## [THE PROBLEM]
Write out the material again word for word, dropping any images it holds.

## [SUPPLIED DATA]
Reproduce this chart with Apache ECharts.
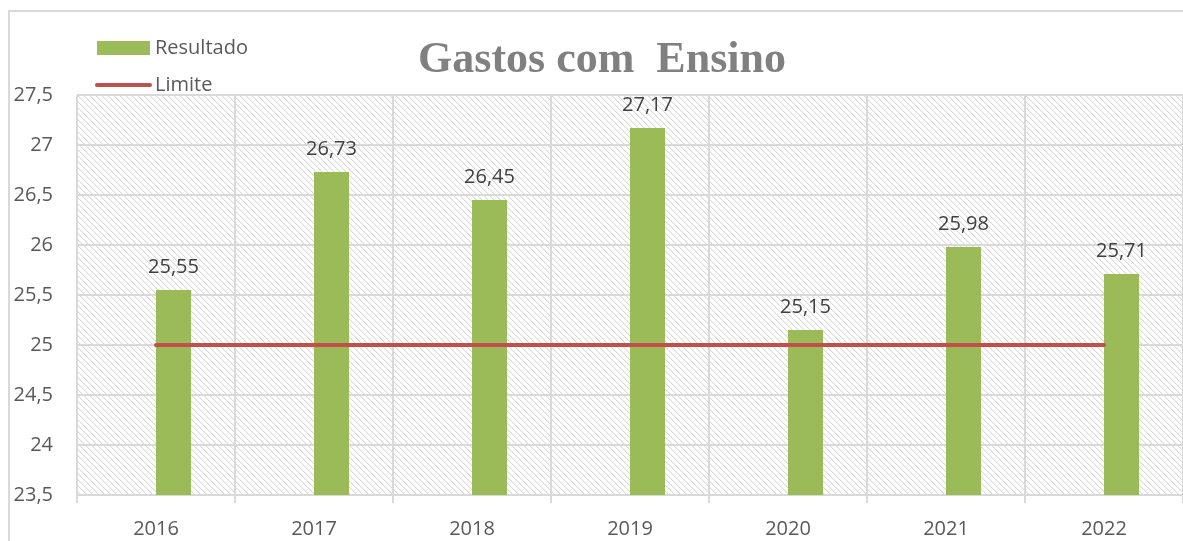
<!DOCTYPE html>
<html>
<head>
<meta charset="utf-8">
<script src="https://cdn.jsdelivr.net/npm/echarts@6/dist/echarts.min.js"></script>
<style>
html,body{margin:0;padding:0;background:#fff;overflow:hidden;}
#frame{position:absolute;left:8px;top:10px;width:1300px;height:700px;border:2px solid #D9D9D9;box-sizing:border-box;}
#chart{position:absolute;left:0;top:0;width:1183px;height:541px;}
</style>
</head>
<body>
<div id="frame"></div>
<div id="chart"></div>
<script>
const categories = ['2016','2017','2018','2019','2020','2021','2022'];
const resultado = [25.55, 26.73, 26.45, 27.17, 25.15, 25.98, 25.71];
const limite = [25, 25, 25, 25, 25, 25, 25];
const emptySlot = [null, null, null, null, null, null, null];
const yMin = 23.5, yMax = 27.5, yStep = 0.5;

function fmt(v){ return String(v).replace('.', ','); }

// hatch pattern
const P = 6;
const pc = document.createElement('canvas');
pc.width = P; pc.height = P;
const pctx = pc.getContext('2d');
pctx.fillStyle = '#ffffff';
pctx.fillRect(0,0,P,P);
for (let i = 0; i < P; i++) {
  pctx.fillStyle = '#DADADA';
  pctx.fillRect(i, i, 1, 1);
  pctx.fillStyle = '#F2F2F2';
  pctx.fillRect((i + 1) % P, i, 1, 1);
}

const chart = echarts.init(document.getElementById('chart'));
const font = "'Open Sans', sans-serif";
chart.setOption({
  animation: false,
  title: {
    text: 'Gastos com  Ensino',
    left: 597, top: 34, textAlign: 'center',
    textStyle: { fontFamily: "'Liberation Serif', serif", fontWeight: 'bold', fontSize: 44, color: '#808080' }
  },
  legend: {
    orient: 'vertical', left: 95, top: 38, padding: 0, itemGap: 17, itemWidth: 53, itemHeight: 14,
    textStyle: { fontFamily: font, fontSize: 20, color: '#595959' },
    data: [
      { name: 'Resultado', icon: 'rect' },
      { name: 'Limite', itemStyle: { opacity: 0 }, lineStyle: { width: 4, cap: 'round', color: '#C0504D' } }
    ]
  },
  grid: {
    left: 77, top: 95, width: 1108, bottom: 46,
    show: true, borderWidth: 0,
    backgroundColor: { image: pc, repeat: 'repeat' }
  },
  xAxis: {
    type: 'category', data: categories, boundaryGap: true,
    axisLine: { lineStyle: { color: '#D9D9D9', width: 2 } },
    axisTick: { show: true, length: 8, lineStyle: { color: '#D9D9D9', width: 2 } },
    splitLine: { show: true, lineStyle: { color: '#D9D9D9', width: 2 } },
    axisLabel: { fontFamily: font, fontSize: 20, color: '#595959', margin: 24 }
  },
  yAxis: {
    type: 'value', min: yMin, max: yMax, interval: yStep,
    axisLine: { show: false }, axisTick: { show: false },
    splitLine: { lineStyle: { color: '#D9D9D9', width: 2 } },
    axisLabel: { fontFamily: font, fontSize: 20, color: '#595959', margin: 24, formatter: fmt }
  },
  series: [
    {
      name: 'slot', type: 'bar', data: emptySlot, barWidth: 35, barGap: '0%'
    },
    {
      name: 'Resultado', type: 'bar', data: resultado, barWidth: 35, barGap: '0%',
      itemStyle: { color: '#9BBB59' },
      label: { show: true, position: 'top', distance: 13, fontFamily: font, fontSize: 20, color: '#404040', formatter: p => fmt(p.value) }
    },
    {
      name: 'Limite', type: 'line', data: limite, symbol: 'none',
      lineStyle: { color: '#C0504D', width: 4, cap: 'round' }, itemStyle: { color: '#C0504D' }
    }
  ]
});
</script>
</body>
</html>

## [WRITTEN ANSWER]
Reproduce this chart with Apache ECharts.
<!DOCTYPE html>
<html>
<head>
<meta charset="utf-8">
<script src="https://cdn.jsdelivr.net/npm/echarts@6/dist/echarts.min.js"></script>
<style>
html,body{margin:0;padding:0;background:#fff;overflow:hidden;}
#frame{position:absolute;left:8px;top:10px;width:1300px;height:700px;border:2px solid #D9D9D9;box-sizing:border-box;}
#chart{position:absolute;left:0;top:0;width:1183px;height:541px;}
</style>
</head>
<body>
<div id="frame"></div>
<div id="chart"></div>
<script>
const categories = ['2016','2017','2018','2019','2020','2021','2022'];
const resultado = [25.55, 26.73, 26.45, 27.17, 25.15, 25.98, 25.71];
const limite = [25, 25, 25, 25, 25, 25, 25];
const emptySlot = [null, null, null, null, null, null, null];
const yMin = 23.5, yMax = 27.5, yStep = 0.5;

function fmt(v){ return String(v).replace('.', ','); }

// hatch pattern
const P = 6;
const pc = document.createElement('canvas');
pc.width = P; pc.height = P;
const pctx = pc.getContext('2d');
pctx.fillStyle = '#ffffff';
pctx.fillRect(0,0,P,P);
for (let i = 0; i < P; i++) {
  pctx.fillStyle = '#DADADA';
  pctx.fillRect(i, i, 1, 1);
  pctx.fillStyle = '#F2F2F2';
  pctx.fillRect((i + 1) % P, i, 1, 1);
}

const chart = echarts.init(document.getElementById('chart'));
const font = "'Open Sans', sans-serif";
chart.setOption({
  animation: false,
  title: {
    text: 'Gastos com  Ensino',
    left: 597, top: 34, textAlign: 'center',
    textStyle: { fontFamily: "'Liberation Serif', serif", fontWeight: 'bold', fontSize: 44, color: '#808080' }
  },
  legend: {
    orient: 'vertical', left: 95, top: 38, padding: 0, itemGap: 17, itemWidth: 53, itemHeight: 14,
    textStyle: { fontFamily: font, fontSize: 20, color: '#595959' },
    data: [
      { name: 'Resultado', icon: 'rect' },
      { name: 'Limite', itemStyle: { opacity: 0 }, lineStyle: { width: 4, cap: 'round', color: '#C0504D' } }
    ]
  },
  grid: {
    left: 77, top: 95, width: 1108, bottom: 46,
    show: true, borderWidth: 0,
    backgroundColor: { image: pc, repeat: 'repeat' }
  },
  xAxis: {
    type: 'category', data: categories, boundaryGap: true,
    axisLine: { lineStyle: { color: '#D9D9D9', width: 2 } },
    axisTick: { show: true, length: 8, lineStyle: { color: '#D9D9D9', width: 2 } },
    splitLine: { show: true, lineStyle: { color: '#D9D9D9', width: 2 } },
    axisLabel: { fontFamily: font, fontSize: 20, color: '#595959', margin: 24 }
  },
  yAxis: {
    type: 'value', min: yMin, max: yMax, interval: yStep,
    axisLine: { show: false }, axisTick: { show: false },
    splitLine: { lineStyle: { color: '#D9D9D9', width: 2 } },
    axisLabel: { fontFamily: font, fontSize: 20, color: '#595959', margin: 24, formatter: fmt }
  },
  series: [
    {
      name: 'slot', type: 'bar', data: emptySlot, barWidth: 35, barGap: '0%'
    },
    {
      name: 'Resultado', type: 'bar', data: resultado, barWidth: 35, barGap: '0%',
      itemStyle: { color: '#9BBB59' },
      label: { show: true, position: 'top', distance: 13, fontFamily: font, fontSize: 20, color: '#404040', formatter: p => fmt(p.value) }
    },
    {
      name: 'Limite', type: 'line', data: limite, symbol: 'none',
      lineStyle: { color: '#C0504D', width: 4, cap: 'round' }, itemStyle: { color: '#C0504D' }
    }
  ]
});
</script>
</body>
</html>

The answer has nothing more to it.